Historiographie als Beobachtung der Selbstbeobachtung einer nationalen Kultur, die als Medium der Konstruktion von Identität und der Austragung von Konflikten, kollektiv wie individuell, analysiert wird, diese Leistung erkennen wir hier also vor allem an, und im Übrigen, sie ist dann für die Selbstbeobachtung der polnischen Kultur so relevant wie für die deutsche, auch für deren staatssozialistische Erinnerung.
Herr Peters, im Namen der Stiftung darf ich Ihnen zu ihrer so fundierten wie inspirierenden, irritierenden wie belehrenden, klugen und reflektierten Arbeit ganz herzlich gratulieren! Im Namen der Stiftung überreiche ich Ihnen den Otto-Hintze-Preis 2015, eine Urkunde und die Aussicht auf das Preisgeld, – und wünsche Ihnen weiterhin Erfolg und Anerkennung in ihren historischen Forschungen.
 

Zur Vita des Preisträgers:
Florian Peters (*1981) studierte Osteuropäische Geschichte, Politische Wissenschaft und Germanistik in Kiel und Poznań, bevor er am Institut für Geschichtswissenschaften die Arbeit an seiner Dissertation aufnahm. Hier war er als Doktorand und Lehrbeauftragter an den Lehrstühlen für Neueste und Zeitgeschichte sowie für Geschichte Osteuropas tätig. Daneben war er dem Zentrum für Zeithistorische Forschung in Potsdam assoziiert.
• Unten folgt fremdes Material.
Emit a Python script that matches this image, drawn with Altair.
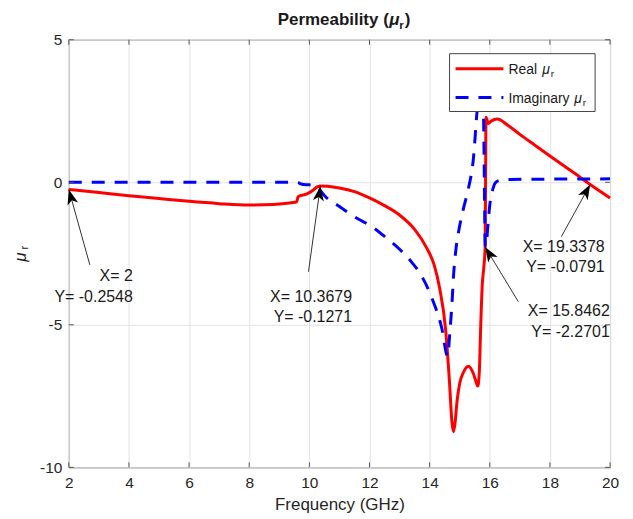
import math
import altair as alt
import pandas as pd

# ---------------- data ----------------
real_x = [2, 3, 4, 5, 6, 7, 8, 8.8, 9.4, 9.58, 9.62, 9.68, 9.9, 10.1, 10.25, 10.3679,
          10.6, 11, 11.5, 12, 12.5, 13, 13.5, 13.9, 14.15, 14.33, 14.53, 14.66, 14.74,
          14.79, 14.84, 14.91, 15.0, 15.11, 15.29, 15.45, 15.53, 15.6, 15.65, 15.7, 15.75,
          15.8, 15.8462, 15.86, 15.875, 15.95, 16.05, 16.25, 16.6, 17.0, 17.5, 18.0, 18.5,
          19.0, 19.3378, 20]
real_y = [-0.2548, -0.36, -0.47, -0.57, -0.67, -0.75, -0.8, -0.78, -0.72, -0.69, -0.52,
          -0.48, -0.42, -0.3, -0.17, -0.1271, -0.14, -0.2, -0.33, -0.55, -0.82, -1.15,
          -1.65, -2.3, -2.9, -3.7, -5.15, -7.0, -8.4, -8.75, -8.5, -7.7, -7.05, -6.7,
          -6.45, -6.7, -6.95, -7.15, -6.7, -5.0, -3.6, -3.0, -2.2701, 0.0, 2.28, 2.06,
          2.15, 2.22, 2.0, 1.68, 1.3, 0.92, 0.55, 0.18, -0.0791, -0.55]

imag_x = [2, 9.55, 9.65, 9.72, 9.8, 10.0, 10.2, 10.37, 10.53, 11.0, 11.64, 12.0, 12.5,
          13.0, 13.4, 13.74, 14.07, 14.4, 14.6, 14.67, 14.74, 14.8, 14.88, 14.96, 15.13,
          15.29, 15.46, 15.57, 15.66, 15.72, 15.78, 15.81, 15.83, 15.85, 15.88, 15.93,
          16.0, 16.1, 16.2, 16.35, 16.7, 18.0, 20.0]
imag_y = [0.0, 0.0, -0.02, -0.06, -0.08, -0.09, -0.13, -0.3, -0.5, -0.85, -1.3, -1.5,
          -1.9, -2.35, -2.8, -3.3, -4.05, -5.1, -6.1, -5.3, -4.3, -3.2, -2.3, -1.75,
          -0.9, -0.22, 0.88, 2.4, 3.4, 3.8, 3.0, 1.0, -1.0, -2.2, -2.25, -1.6, -0.8,
          -0.25, 0.0, 0.07, 0.1, 0.11, 0.12]

x_ticks = [2, 4, 6, 8, 10, 12, 14, 16, 18, 20]
y_ticks = [-10, -5, 0, 5]

# data tips
tip_x = [2, 10.3679, 19.3378, 15.8462]
tip_y = [-0.2548, -0.1271, -0.0791, -2.2701]
tail_x = [2.70, 9.97, 18.38, 16.95]
tail_y = [-2.90, -3.14, -1.91, -4.19]
label_x = [4.13, 11.42, 19.82, 19.99]
label1_y = [-3.29, -4.01, -2.26, -4.53]
label2_y = [-4.01, -4.71, -2.96, -5.27]
label1 = ["X= 2", "X= 10.3679", "X= 19.3378", "X= 15.8462"]
label2 = ["Y= -0.2548", "Y= -0.1271", "Y= -0.0791", "Y= -2.2701"]

# ---------------- layout ----------------
W, H = 543, 429
X0, X1, Y0, Y1 = 2, 20, -10, 5
FONT = "Liberation Sans"
AXC = "#555555"
LABEL_EXPR = "'' + datum.value"

xs = alt.Scale(domain=[X0, X1], nice=False, zero=False)
ys = alt.Scale(domain=[Y0, Y1], nice=False, zero=False)
xaxis = alt.Axis(values=x_ticks, title="Frequency (GHz)", grid=True, tickSize=0,
                 domain=False, labelPadding=8, titlePadding=6, labelFlush=False,
                 labelOverlap=False, labelExpr=LABEL_EXPR)
yaxis = alt.Axis(values=y_ticks, title="", grid=True, tickSize=0, domain=False,
                 labelPadding=7, labelOverlap=False, labelFlush=False, labelExpr=LABEL_EXPR)


def X(f="x"):
    return alt.X(f + ":Q", scale=xs, axis=xaxis)


def Y(f="y"):
    return alt.Y(f + ":Q", scale=ys, axis=yaxis)


df_real = pd.DataFrame({"x": real_x, "y": real_y})
df_imag = pd.DataFrame({"x": imag_x, "y": imag_y})
df_one = pd.DataFrame({"k": [0]})

# arrow angles in pixel space
pxg = W / (X1 - X0)
pyu = H / (Y1 - Y0)
angles = []
for tx, ty, sx, sy in zip(tip_x, tip_y, tail_x, tail_y):
    dx = (tx - sx) * pxg
    dy = -(ty - sy) * pyu
    angles.append(math.degrees(math.atan2(dx, -dy)) % 360)
df_arrow = pd.DataFrame({"x": tip_x, "y": tip_y, "x2": tail_x, "y2": tail_y, "angle": angles})
df_lab = pd.DataFrame({"x": label_x + label_x, "y": label1_y + label2_y, "t": label1 + label2})
df_xt = pd.DataFrame({"x": x_ticks})
df_yt = pd.DataFrame({"y": y_ticks})

real_line = alt.Chart(df_real).mark_line(color="#ff0000", strokeWidth=3,
                                         interpolate="monotone").encode(x=X(), y=Y())
imag_line = alt.Chart(df_imag).mark_line(color="#0000ff", strokeWidth=3, strokeDash=[13, 10],
                                         interpolate="monotone").encode(x=X(), y=Y())

arrow_lines = alt.Chart(df_arrow).mark_rule(color="#333333", strokeWidth=1).encode(
    x=X(), y=Y(), x2="x2:Q", y2="y2:Q")
ARROW = "M0,0 L0.55,1.5 L0,1.12 L-0.55,1.5 Z"
arrow_heads = alt.Chart(df_arrow).mark_point(shape=ARROW, filled=True, size=400, color="black",
                                             opacity=1, strokeWidth=0).encode(
    x=X(), y=Y(), angle=alt.Angle("angle:Q", scale=None))
tip_text = alt.Chart(df_lab).mark_text(align="right", baseline="middle", font=FONT,
                                       fontSize=16, color="#1a1a1a").encode(
    x=X(), y=Y(), text="t:N")

# inward ticks on all four sides
tick_b = alt.Chart(df_xt).mark_rule(color=AXC, strokeWidth=1).encode(
    x=X(), y=alt.value(H), y2=alt.value(H - 5))
tick_t = alt.Chart(df_xt).mark_rule(color=AXC, strokeWidth=1).encode(
    x=X(), y=alt.value(0), y2=alt.value(5))
tick_l = alt.Chart(df_yt).mark_rule(color=AXC, strokeWidth=1).encode(
    y=Y(), x=alt.value(0), x2=alt.value(5))
tick_r = alt.Chart(df_yt).mark_rule(color=AXC, strokeWidth=1).encode(
    y=Y(), x=alt.value(W), x2=alt.value(W - 5))

# legend
leg_box = alt.Chart(df_one).mark_rect(fill="white", stroke="#444444", strokeWidth=1).encode(
    x=alt.value(382), x2=alt.value(528), y=alt.value(14), y2=alt.value(72))
leg_real = alt.Chart(df_one).mark_rule(color="#ff0000", strokeWidth=3).encode(
    x=alt.value(388), x2=alt.value(436), y=alt.value(29))
leg_imag = alt.Chart(df_one).mark_rule(color="#0000ff", strokeWidth=3, strokeDash=[13, 10]).encode(
    x=alt.value(388), x2=alt.value(436), y=alt.value(58))


def txt(s, x, y, size, align="left", weight="normal", style="normal", angle=0, baseline="alphabetic"):
    return alt.Chart(df_one).mark_text(text=s, align=align, baseline=baseline, font=FONT,
                                       fontSize=size, fontWeight=weight, fontStyle=style,
                                       angle=angle, color="#1a1a1a").encode(
        x=alt.value(x), y=alt.value(y))


legend_texts = [
    txt("Real", 441, 34, 14),
    txt("μ", 475, 34, 14, style="italic"),
    txt("r", 483.5, 37.5, 10),
    txt("Imaginary", 441, 63, 14),
    txt("μ", 507, 63, 14, style="italic"),
    txt("r", 515.5, 66.5, 10),
]

title_texts = [
    txt("Permeability (", 321, -15, 17, align="right", weight="bold"),
    txt("μ", 321.5, -15, 17, weight="bold", style="italic"),
    txt("r", 331.5, -10.5, 11.5, weight="bold"),
    txt(")", 337, -15, 17, weight="bold"),
]

ytitle_texts = [
    txt("μ", -48, 218, 17, align="center", style="italic", angle=270, baseline="middle"),
    txt("r", -43.5, 208.5, 11, align="center", angle=270, baseline="middle"),
]

layers = [real_line, imag_line, arrow_lines, arrow_heads, tip_text,
          tick_b, tick_t, tick_l, tick_r, leg_box, leg_real, leg_imag] + \
    legend_texts + title_texts + ytitle_texts

chart = alt.layer(*layers).properties(
    width=W, height=H,
    autosize=alt.AutoSizeParams(type="none"),
    padding={"left": 61, "top": 31, "right": 15, "bottom": 50},
).configure_view(
    stroke=AXC, strokeWidth=1
).configure_axis(
    labelFont=FONT, labelFontSize=15.5, labelColor="#262626",
    titleFont=FONT, titleFontSize=17, titleFontWeight="normal", titleColor="#262626",
    gridColor="#e3e3e3", gridWidth=1, gridOpacity=1
)

chart.save("out.html", embed_options={"renderer": "svg", "actions": False})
Seine Promotion erfolgte 2014. Seit September 2014 arbeitet er als Wissenschaftlicher Mitarbeiter in der Forschungsabteilung Berlin des Instituts für Zeitgeschichte. Gemeinsam mit Rudolf Jaworski publizierte er die zweisprachige Studie „Alltagsperspektiven im besetzten Warschau. Fotografien eines deutschen Postbeamten (1939-1944)“ (Herder-Institut, Marburg 2013, sowie Bundeszentrale für politische Bildung, Bonn 2014).